In den beiden letzten Jahren hat es Dingeldein aus Zeitgründen nicht geschafft, sich wieder bei dieser lobenswerten Reinigungsaktion einzusetzen. Zudem zieht es ihn längst wieder zu seinen alten Heinsberger Freunden. Bei seinem ersten Einsatz im Jahre 2003 hatte er – natürlich mit Bahn und Bus aus Aachen angereist – Quartier beim örtlichen Vikar gefunden. Als er später das SGV-Urgestein Hermann-Josef Backmann kennenlernte, bot ihm dieser einen Schlafplatz im SGV-Heim an, wo Dingeldein mit Schlafsack für mehrmals mehrere Nächte campierte. Schließlich fand er dann aber eine Unterkunft im Wohnhaus von Beckmann selber.

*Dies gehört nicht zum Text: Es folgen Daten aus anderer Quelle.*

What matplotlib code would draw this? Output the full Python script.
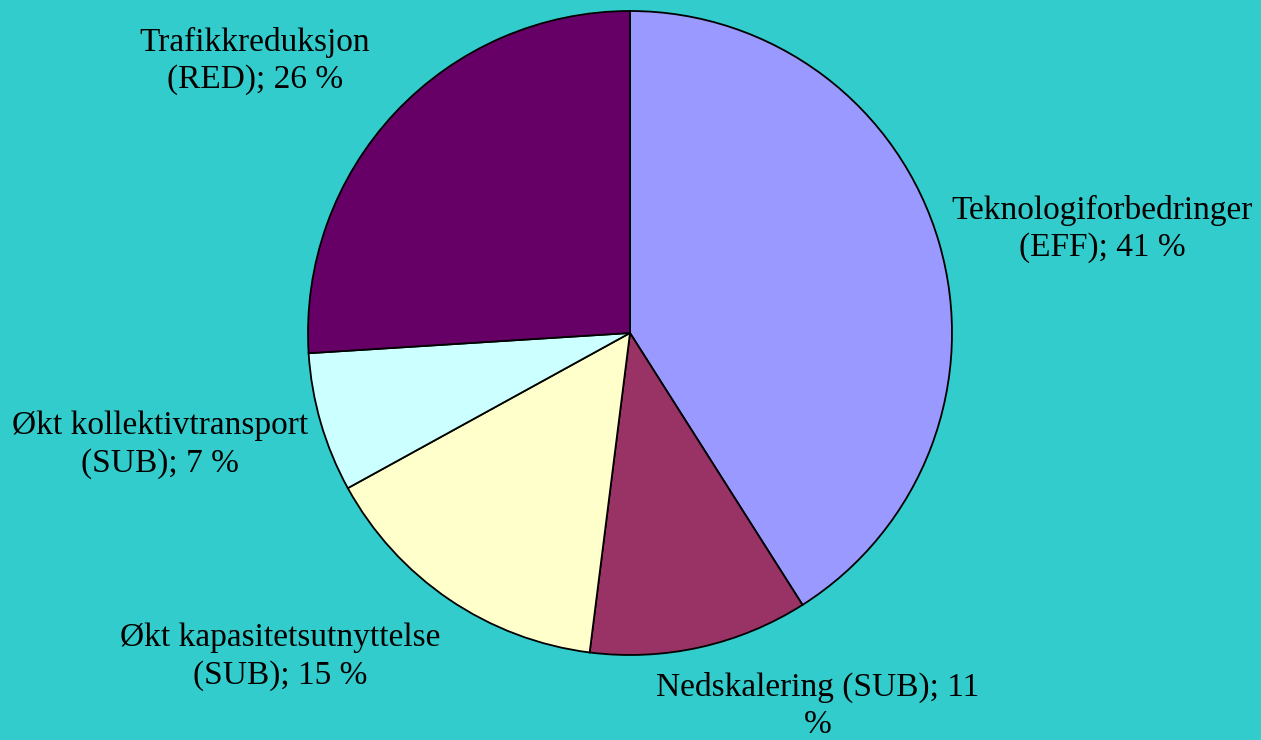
import matplotlib
matplotlib.use('Agg')
import matplotlib.pyplot as plt

# slices, clockwise from 12 o'clock
labels = ['Teknologiforbedringer\n(EFF); 41 %',
          'Nedskalering (SUB); 11\n%',
          'Økt kapasitetsutnyttelse\n(SUB); 15 %',
          'Økt kollektivtransport\n(SUB); 7 %',
          'Trafikkreduksjon\n(RED); 26 %']
shares = [41, 11, 15, 7, 26]
colours = ['#9999FF', '#993366', '#FFFFCC', '#CCFFFF', '#660066']
# where the label text sits (pixels from top-left of figure)
label_px = [(1102, 229), (818, 706), (280, 657), (160, 445), (255, 61)]

bg = '#33CCCC'
W, H = 1261, 740
fig = plt.figure(figsize=(W / 100, H / 100), dpi=100, facecolor=bg)

# pie centre (630, 333) px, radius 322 px
cx, cy, r = 630, 333, 322
ax = fig.add_axes([(cx - r) / W, (H - cy - r) / H, 2 * r / W, 2 * r / H])
ax.set_facecolor(bg)
ax.pie(shares, colors=colours, startangle=90, counterclock=False,
       wedgeprops={'edgecolor': 'black', 'linewidth': 1.3})
ax.set_xlim(-1, 1)
ax.set_ylim(-1, 1)
ax.set_aspect('equal')
ax.axis('off')

for txt, (px, py) in zip(labels, label_px):
    fig.text(px / W, 1 - py / H, txt, ha='center', va='center',
             family='Liberation Serif', fontsize=24, linespacing=1.3)

fig.savefig('out.png', dpi=100, facecolor=bg)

„Ich habe Heinsberg und das Aquädukt natürlich nicht vergessen. Es ist mir ein besonderes Anliegen, zu helfen, dieses einzigartige Bauwerk zu erhalten. Wenn ich nur ein wenig zeitlichen Spielraum habe, werde ich wieder im Krenkeltal bei Heinsberg aufschlagen.“

Der Heinsberger Tunnel im Verlauf der einstigen Bahnstrecke Altenhundem-Birkelbach ist ein von 1911 bis 1913 erbauter, 1.303 Meter langer, eingleisiger und 1945 stillgelegter Eisenbahntunnel unter dem Hauptkamm des Rothaargebirges. Wegen akuter Einsturzgefahr sind die beiden unter Denkmalschutz stehenden Tunnelportale zugemauert und mit einer schweren Eisentür verschlossen.